這突出顯示了在農村和在城市的反“左”傾運動的基本差別。在農村,黨中央有意將土改運動推向過激以摧毀上層集團統治者和平均地權,直到達成了目標才會實行反“左”傾運動,這就代表真正的群眾運動成功完成了。另一方面,在城市,黨顯然沒有太多選擇,只能容忍解放後短時期內工人的過激行為。由於在中國主要城市勞工運動相對發達,而共產黨來到大城市後還未準備好,無法馬上實行它的保護資本家生產不被城市無產階級的要求所破壞的政策。

信任危機和其他問題

由於一些原因,上海在接收時期的經濟混亂比別的地方要嚴重。早在1949年2月,《大公報》報道:大部分機器制造廠關門;由於缺少小麥,只有10%的城市面粉廠在運營;因為工資、電費和其他制造成本的上升,棉廠、紙廠和各種日常必需品的制造商在虧本銷售它們的商品。[51]

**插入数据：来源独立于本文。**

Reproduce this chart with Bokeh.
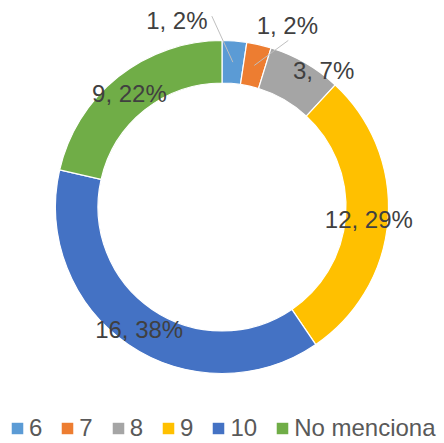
import math
from bokeh.plotting import figure
from bokeh.models import ColumnDataSource, Range1d, Legend, LegendItem
from bokeh.core.properties import value
from bokeh.embed import file_html
from bokeh.resources import INLINE

categories = ["6", "7", "8", "9", "10", "No menciona"]
counts = [1, 1, 3, 12, 16, 9]
percents = [2, 2, 7, 29, 38, 22]
colors = ["#5B9BD5", "#ED7D31", "#A5A5A5", "#FFC000", "#4472C4", "#70AD47"]

# label nudges (screen px) relative to the ring middle of each slice
label_dx = [-56, 33, 29, 2, -1, -2]
label_dy = [42, 40, 11, -2, -2, 0]
leader = [True, True, False, False, False, False]
leader_dx = [35, 1, 0, 0, 0, 0]
leader_dy = [4, -15, 0, 0, 0, 0]

R_OUT = 166.5
R_IN = 124.0
R_LAB = (R_OUT + R_IN) / 2

total = sum(counts)
starts, ends, mids = [], [], []
cum = 0
for c in counts:
    a0 = math.pi / 2 - 2 * math.pi * cum / total
    a1 = math.pi / 2 - 2 * math.pi * (cum + c) / total
    starts.append(a1)
    ends.append(a0)
    mids.append(math.pi / 2 - 2 * math.pi * (cum + c / 2) / total)
    cum += c

ax = [R_LAB * math.cos(m) for m in mids]
ay = [R_LAB * math.sin(m) for m in mids]
lx = [ax[i] + label_dx[i] for i in range(len(counts))]
ly = [ay[i] + label_dy[i] for i in range(len(counts))]
texts = [f"{counts[i]}, {percents[i]}%" for i in range(len(counts))]

W, H = 444, 443
CX, CY = 221.5, 206.5
p = figure(width=W, height=H, output_backend="svg", toolbar_location=None,
           x_range=Range1d(-CX, W - CX), y_range=Range1d(CY - H, CY),
           min_border=0, outline_line_color=None)
p.axis.visible = False
p.grid.visible = False
p.background_fill_color = "white"

src = ColumnDataSource(dict(cat=categories, start=starts, end=ends, color=colors))
wedges = p.annular_wedge(x=0, y=0, inner_radius=R_IN, outer_radius=R_OUT,
                         start_angle="start", end_angle="end", fill_color="color",
                         line_color="white", line_width=1.2, source=src)

lead_src = ColumnDataSource(dict(
    x0=[lx[i] + leader_dx[i] for i in range(len(counts)) if leader[i]],
    y0=[ly[i] + leader_dy[i] for i in range(len(counts)) if leader[i]],
    x1=[ax[i] for i in range(len(counts)) if leader[i]],
    y1=[ay[i] for i in range(len(counts)) if leader[i]],
))
p.segment(x0="x0", y0="y0", x1="x1", y1="y1", line_color="#BFBFBF", line_width=1, source=lead_src)

lab_src = ColumnDataSource(dict(x=lx, y=ly, t=texts))
p.text(x="x", y="y", text="t", source=lab_src, text_align="center", text_baseline="middle",
       text_font=value("Liberation Sans"), text_font_size="24px", text_color="#404040")

items = [LegendItem(label=categories[i], renderers=[wedges], index=i) for i in range(len(categories))]
legend = Legend(items=items, orientation="horizontal", location=(9, 1),
                glyph_width=16, glyph_height=16, label_standoff=4, spacing=17,
                padding=0, margin=0, border_line_alpha=0, background_fill_alpha=0,
                label_text_font="Liberation Sans", label_text_font_size="24px",
                label_text_color="#595959", label_height=20, label_width=0)
p.add_layout(legend, "center")

open("out.html", "w").write(file_html(p, INLINE))
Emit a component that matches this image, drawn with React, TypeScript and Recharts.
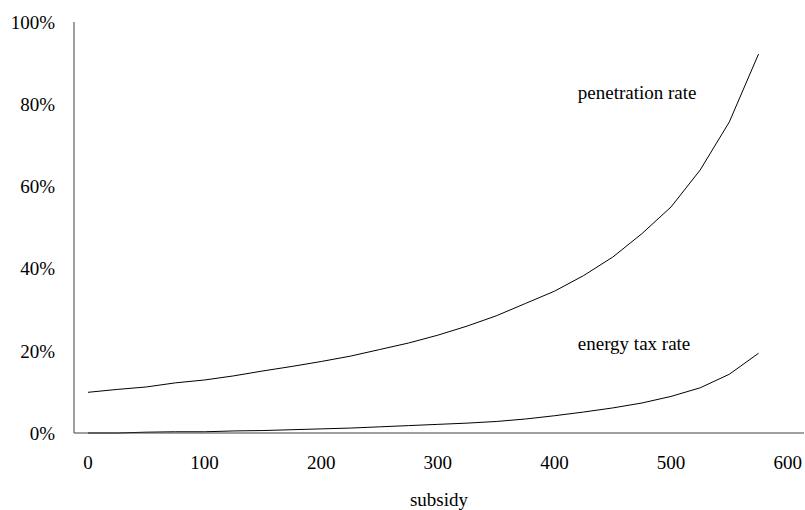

到了5月,共產黨軍隊抵達的時候,上海的工商業實際上處於停滯狀態。與他們在天津的同事不同,上海的新領導班子不能在解放後的一個月內宣稱90%的城市企業恢復運行。6月21日,《大公報》報道,上海有半數以上的工廠和商店依舊關門停業。剩下的雖處於營業狀態,但大多數開工率有限。機器制造處於崩潰的邊緣,紡織業的制造費用比出售價格還高。顧客很少。猛漲的食品價格又造成廣泛的勞工騷動。

像千家駒說的那樣,上海實業家遇到的困難在很多方面與解放後天津的實業家經歷的困難相似。在兩個案例中,基本問題是原材料的短缺,攀升的勞工費用和市場營銷的困難。天津的狀況沒有那麽嚴重,因為周邊的農村已經先於城市得到了解放,土改已經實施,新貨幣已經替換了舊貨幣。所以在占領天津後,與鄰近農村地區的溝通渠道很快重新建立起來,而這在上海是不可能的。[52]

上海經濟困境在那個夏天如此嚴重的另一個原因是開始於6月份的破壞性空襲。國民黨軍隊造成了一些破壞並取得了一些成效。上個月在他們匆忙撤退的時候來不及進行這種破壞。同樣在6月,國民黨軍隊開始對城市進行有效的海上封鎖。7月,上海遭遇歷史上最嚴重的一次台風。在此期間的雨水泛濫造成了相當大的經濟損失。另外,長江、黃河和華南的很多河流發大水,淹沒了廣大的內陸地區,更進一步助長了上海的災難。